Exercise task: Pictures stay out of this copy, which runs from the first line of the material through the line containing "(hR) at (915,41)".
+ + + + + + +
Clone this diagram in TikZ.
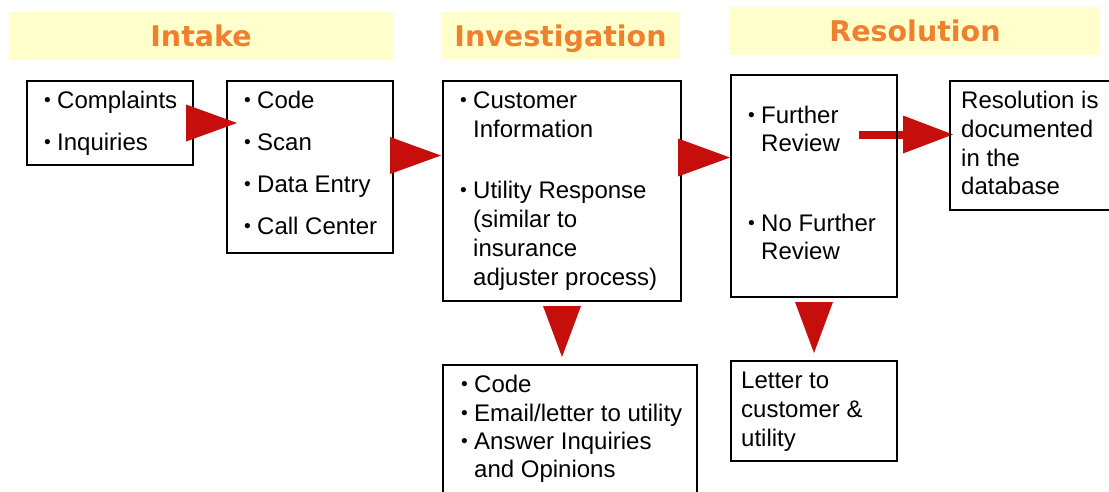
\documentclass[tikz,border=0pt]{standalone}
\usepackage{fontspec}
\setmainfont{Liberation Sans}
\newfontfamily\headfont{DejaVu Sans}
\usetikzlibrary{backgrounds}
\definecolor{baryellow}{RGB}{255,255,204}
\definecolor{headorange}{RGB}{239,128,48}
\definecolor{arrowred}{RGB}{198,14,12}
\newcommand\mybul[4]{\node[txt] (#1) at (#2,#3) {\makebox[13pt][l]{\raisebox{1.6pt}{\scalebox{0.8}{\textbullet}}}#4};}
\newcommand\myline[4]{\node[txt] (#1) at (#2,#3) {#4};}
\begin{document}
\begin{tikzpicture}[x=1pt,y=-1pt,
  box/.style={draw=black, line width=2pt, inner sep=0pt, anchor=north west},
  bar/.style={fill=baryellow, draw=none, inner sep=0pt, anchor=north west},
  head/.style={font=\headfont\bfseries\fontsize{28.5}{30}\selectfont, text=headorange, anchor=base, inner sep=0pt},
  txt/.style={font=\fontsize{24}{29}\selectfont, anchor=base west, inner sep=0pt},
  redfill/.style={fill=arrowred, draw=none}]
\useasboundingbox (0,0) rectangle (1109,491);

% header bars
\node[bar, minimum width=384pt, minimum height=48pt] (barI) at (9,12) {};
\node[head] (hI) at (201,46) {Intake};
\node[bar, minimum width=239pt, minimum height=47pt] (barV) at (441,12) {};
\node[head] (hV) at (560.5,46) {Investigation};
\node[bar, minimum width=371pt, minimum height=48pt] (barR) at (729,7) {};
\node[head] (hR) at (915,41) {Resolution};

% boxes
\node[box, minimum width=166pt, minimum height=84pt] (a) at (26,80) {};
\node[box, minimum width=166pt, minimum height=172pt] (b) at (226,80) {};
\node[box, minimum width=238pt, minimum height=220pt] (c) at (442,80) {};
\node[box, minimum width=166pt, minimum height=222pt] (d) at (730,74) {};
\node[box, minimum width=200pt, minimum height=129pt] (e) at (949,80) {};
\node[box, minimum width=254pt, minimum height=150pt] (f) at (442,364) {};
\node[box, minimum width=166pt, minimum height=100pt] (g) at (730,360) {};

% texts
\mybul{a1}{44}{108}{Complaints}
\mybul{a2}{44}{150}{Inquiries}

\mybul{b1}{244}{108}{Code}
\mybul{b2}{244}{150}{Scan}
\mybul{b3}{244}{192}{Data Entry}
\mybul{b4}{244}{234}{Call Center}

\mybul{c1}{460}{108}{Customer}
\myline{c2}{473}{137}{Information}
\mybul{c3}{460}{198}{Utility Response}
\myline{c4}{473}{227}{(similar to}
\myline{c5}{473}{256}{insurance}
\myline{c6}{473}{285}{adjuster process)}

\mybul{d1}{748}{123}{Further}
\myline{d2}{761}{151}{Review}
\mybul{d3}{748}{231}{No Further}
\myline{d4}{761}{259}{Review}

\myline{e1}{961}{108}{Resolution is}
\myline{e2}{961}{137}{documented}
\myline{e3}{961}{166}{in the}
\myline{e4}{961}{194}{database}

\mybul{f1}{461}{392}{Code}
\mybul{f2}{461}{421}{Email/letter to utility}
\mybul{f3}{461}{449}{Answer Inquiries}
\myline{f4}{474}{477}{and Opinions}

\myline{g1}{741}{388}{Letter to}
\myline{g2}{741}{417}{customer \&}
\myline{g3}{741}{446}{utility}

% red arrows
\fill[redfill] ([shift={(-8pt,18.5pt)}]a.east) -- ([shift={(43pt,0pt)}]a.east) -- ([shift={(-8pt,-18.5pt)}]a.east) -- cycle;
\fill[redfill] ([shift={(-4pt,30pt)}]b.east) -- ([shift={(47pt,11.5pt)}]b.east) -- ([shift={(-4pt,-7pt)}]b.east) -- cycle;
\fill[redfill] ([shift={(-4pt,52.5pt)}]c.east) -- ([shift={(48pt,33.5pt)}]c.east) -- ([shift={(-4pt,14.5pt)}]c.east) -- cycle;
\fill[redfill] ([shift={(-19pt,-4pt)}]c.south) -- ([shift={(19pt,-4pt)}]c.south) -- ([shift={(0pt,-55pt)}]c.south) -- cycle;
\fill[redfill] ([shift={(-19pt,-4pt)}]d.south) -- ([shift={(19pt,-4pt)}]d.south) -- ([shift={(0pt,-55pt)}]d.south) -- cycle;
\begin{pgfonlayer}{background}
\draw[arrowred, line width=8pt] ([shift={(-90pt,11pt)}]e.west) -- ([shift={(-44pt,11pt)}]e.west);
\fill[redfill] ([shift={(-46pt,30pt)}]e.west) -- ([shift={(4pt,11pt)}]e.west) -- ([shift={(-46pt,-8pt)}]e.west) -- cycle;
\end{pgfonlayer}
\end{tikzpicture}
\end{document}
+ + + + + + +
Response below:
Clone this diagram in TikZ.
\documentclass[tikz,border=0pt]{standalone}
\usepackage{fontspec}
\setmainfont{Liberation Sans}
\newfontfamily\headfont{DejaVu Sans}
\usetikzlibrary{backgrounds}
\definecolor{baryellow}{RGB}{255,255,204}
\definecolor{headorange}{RGB}{239,128,48}
\definecolor{arrowred}{RGB}{198,14,12}
\newcommand\mybul[4]{\node[txt] (#1) at (#2,#3) {\makebox[13pt][l]{\raisebox{1.6pt}{\scalebox{0.8}{\textbullet}}}#4};}
\newcommand\myline[4]{\node[txt] (#1) at (#2,#3) {#4};}
\begin{document}
\begin{tikzpicture}[x=1pt,y=-1pt,
  box/.style={draw=black, line width=2pt, inner sep=0pt, anchor=north west},
  bar/.style={fill=baryellow, draw=none, inner sep=0pt, anchor=north west},
  head/.style={font=\headfont\bfseries\fontsize{28.5}{30}\selectfont, text=headorange, anchor=base, inner sep=0pt},
  txt/.style={font=\fontsize{24}{29}\selectfont, anchor=base west, inner sep=0pt},
  redfill/.style={fill=arrowred, draw=none}]
\useasboundingbox (0,0) rectangle (1109,491);

% header bars
\node[bar, minimum width=384pt, minimum height=48pt] (barI) at (9,12) {};
\node[head] (hI) at (201,46) {Intake};
\node[bar, minimum width=239pt, minimum height=47pt] (barV) at (441,12) {};
\node[head] (hV) at (560.5,46) {Investigation};
\node[bar, minimum width=371pt, minimum height=48pt] (barR) at (729,7) {};
\node[head] (hR) at (915,41) {Resolution};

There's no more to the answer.